# Importance of the right-continuity of filtration in definition of strong Markov Property

Taking the definition from wikipedia,

With $$X = (X_t : t \geq 0)$$ as a stochastic process on a probability space $$(\Omega, \mathcal{F}, \mathbb{P})$$ with natural filtration $$\{ \mathcal{F}(t) \}_{t \geq 0}$$.

$$\mathcal{F}^+(t) = \bigcap_{s>t} \mathcal{F}(s) = \bigcap_{\varepsilon>0} \mathcal{F}(s+\varepsilon)$$

$$\mathcal{F}^+(\tau)=\{A \in \mathcal{F}: \{\tau=t\} \cap A \in \mathcal{F}^+(t) ,\, \forall t \geq 0\ \}$$

$$X$$ is said to have the strong Markov property if, for each stopping time $$\tau$$, conditioned on the event $$\{ \tau < \infty \}$$, we have that for each $$t \geq 0$$, $$X_{\tau + t}$$ is independent of $$\mathcal{F}^+(\tau)$$ given $$X_\tau$$.

What is the importance of being independent of $$\mathcal{F}^+(\tau)$$ instead of $$\mathcal{F}(\tau)$$? I know that $$\mathcal{F}^+(t)$$ is right continuous, i.e.

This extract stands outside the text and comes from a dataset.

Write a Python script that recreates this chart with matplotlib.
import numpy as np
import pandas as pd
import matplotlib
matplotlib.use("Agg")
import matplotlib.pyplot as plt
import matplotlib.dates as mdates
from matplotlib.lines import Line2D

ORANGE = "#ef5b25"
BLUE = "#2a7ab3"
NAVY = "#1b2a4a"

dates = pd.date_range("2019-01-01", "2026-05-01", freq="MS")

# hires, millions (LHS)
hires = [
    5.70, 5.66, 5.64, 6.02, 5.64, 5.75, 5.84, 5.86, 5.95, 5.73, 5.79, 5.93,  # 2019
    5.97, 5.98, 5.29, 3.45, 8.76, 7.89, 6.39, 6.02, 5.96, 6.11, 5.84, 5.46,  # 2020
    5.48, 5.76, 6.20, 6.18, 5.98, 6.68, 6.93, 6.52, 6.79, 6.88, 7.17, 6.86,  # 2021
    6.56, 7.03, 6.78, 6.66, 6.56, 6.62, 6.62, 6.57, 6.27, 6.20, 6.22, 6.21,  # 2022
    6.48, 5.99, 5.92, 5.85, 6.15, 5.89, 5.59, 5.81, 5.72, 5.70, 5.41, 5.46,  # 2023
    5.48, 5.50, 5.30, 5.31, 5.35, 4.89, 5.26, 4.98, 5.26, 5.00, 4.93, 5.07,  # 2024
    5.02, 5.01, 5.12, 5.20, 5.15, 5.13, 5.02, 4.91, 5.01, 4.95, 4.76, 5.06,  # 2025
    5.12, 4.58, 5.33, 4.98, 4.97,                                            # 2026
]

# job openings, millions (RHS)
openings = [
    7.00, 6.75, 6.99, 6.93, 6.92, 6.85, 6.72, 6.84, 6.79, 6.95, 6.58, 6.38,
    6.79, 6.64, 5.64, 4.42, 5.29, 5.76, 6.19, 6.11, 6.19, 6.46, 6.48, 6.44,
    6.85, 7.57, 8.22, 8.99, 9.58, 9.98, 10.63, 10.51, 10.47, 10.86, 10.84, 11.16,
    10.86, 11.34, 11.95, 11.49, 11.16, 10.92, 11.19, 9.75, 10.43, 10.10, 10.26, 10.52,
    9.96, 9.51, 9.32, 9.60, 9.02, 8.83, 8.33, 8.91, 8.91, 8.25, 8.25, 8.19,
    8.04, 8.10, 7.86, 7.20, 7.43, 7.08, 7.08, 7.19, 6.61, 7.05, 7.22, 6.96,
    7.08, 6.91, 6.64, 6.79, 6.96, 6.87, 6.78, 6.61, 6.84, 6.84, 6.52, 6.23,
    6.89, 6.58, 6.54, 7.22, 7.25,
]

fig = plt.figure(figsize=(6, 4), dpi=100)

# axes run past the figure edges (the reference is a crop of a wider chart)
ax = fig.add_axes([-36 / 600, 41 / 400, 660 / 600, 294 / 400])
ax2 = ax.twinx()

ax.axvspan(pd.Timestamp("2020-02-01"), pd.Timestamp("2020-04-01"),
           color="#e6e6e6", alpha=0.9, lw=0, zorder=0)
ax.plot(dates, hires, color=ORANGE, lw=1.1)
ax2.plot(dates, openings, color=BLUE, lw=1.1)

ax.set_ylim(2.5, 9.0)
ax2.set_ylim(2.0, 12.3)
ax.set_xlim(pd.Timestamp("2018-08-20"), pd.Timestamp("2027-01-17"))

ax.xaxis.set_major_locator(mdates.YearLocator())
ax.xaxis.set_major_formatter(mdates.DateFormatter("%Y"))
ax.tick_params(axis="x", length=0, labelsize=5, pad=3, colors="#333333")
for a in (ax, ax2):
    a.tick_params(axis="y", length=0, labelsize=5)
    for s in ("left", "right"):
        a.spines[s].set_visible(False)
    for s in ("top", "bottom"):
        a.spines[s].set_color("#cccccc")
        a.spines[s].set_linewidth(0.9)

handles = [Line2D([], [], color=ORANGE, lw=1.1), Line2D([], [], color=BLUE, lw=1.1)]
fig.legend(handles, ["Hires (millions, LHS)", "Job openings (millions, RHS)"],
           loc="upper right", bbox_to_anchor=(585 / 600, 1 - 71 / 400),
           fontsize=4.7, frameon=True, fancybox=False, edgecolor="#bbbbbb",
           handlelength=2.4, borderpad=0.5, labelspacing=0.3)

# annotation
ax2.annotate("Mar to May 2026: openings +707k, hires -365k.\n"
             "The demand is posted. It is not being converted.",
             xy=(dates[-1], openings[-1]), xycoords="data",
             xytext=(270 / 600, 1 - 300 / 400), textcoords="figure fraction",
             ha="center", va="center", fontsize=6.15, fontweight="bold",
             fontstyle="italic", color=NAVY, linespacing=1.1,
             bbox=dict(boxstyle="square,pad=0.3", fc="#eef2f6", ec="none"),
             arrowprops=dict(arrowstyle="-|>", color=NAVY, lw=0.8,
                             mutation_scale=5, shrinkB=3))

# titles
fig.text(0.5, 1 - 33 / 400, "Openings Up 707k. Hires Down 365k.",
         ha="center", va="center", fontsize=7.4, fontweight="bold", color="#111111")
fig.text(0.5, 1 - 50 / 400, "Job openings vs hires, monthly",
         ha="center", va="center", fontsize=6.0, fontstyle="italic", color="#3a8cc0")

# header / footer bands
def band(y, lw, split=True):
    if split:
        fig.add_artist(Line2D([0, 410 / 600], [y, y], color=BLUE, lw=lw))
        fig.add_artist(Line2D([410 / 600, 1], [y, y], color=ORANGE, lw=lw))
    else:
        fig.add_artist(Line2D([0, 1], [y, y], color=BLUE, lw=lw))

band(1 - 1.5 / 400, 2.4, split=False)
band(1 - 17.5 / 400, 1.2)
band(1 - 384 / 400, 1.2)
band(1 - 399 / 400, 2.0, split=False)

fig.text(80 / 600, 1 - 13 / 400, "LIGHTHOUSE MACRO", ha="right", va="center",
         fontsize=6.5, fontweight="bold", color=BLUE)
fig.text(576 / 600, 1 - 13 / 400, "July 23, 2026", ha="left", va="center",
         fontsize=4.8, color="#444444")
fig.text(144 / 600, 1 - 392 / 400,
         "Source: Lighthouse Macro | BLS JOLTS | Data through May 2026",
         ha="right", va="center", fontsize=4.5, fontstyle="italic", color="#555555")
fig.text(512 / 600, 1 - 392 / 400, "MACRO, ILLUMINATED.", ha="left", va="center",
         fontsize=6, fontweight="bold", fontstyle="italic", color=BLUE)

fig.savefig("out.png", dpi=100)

$$\bigcap_{\varepsilon > 0} \mathcal{F}^+(t+\varepsilon) = \mathcal{F}^+(t)$$ I understand this as there being no additional information for each infinitesimally small step.

Am I interpretting $$\mathcal{F}^+(t)$$ correctly as a $$\sigma$$-algebra of events $$X \subseteq \mathcal{F}^+(t)$$ s.t. $$\{ \tau \leq t \}$$ is observable?

It would be most helpful if this was explained with Brownian motion as an example.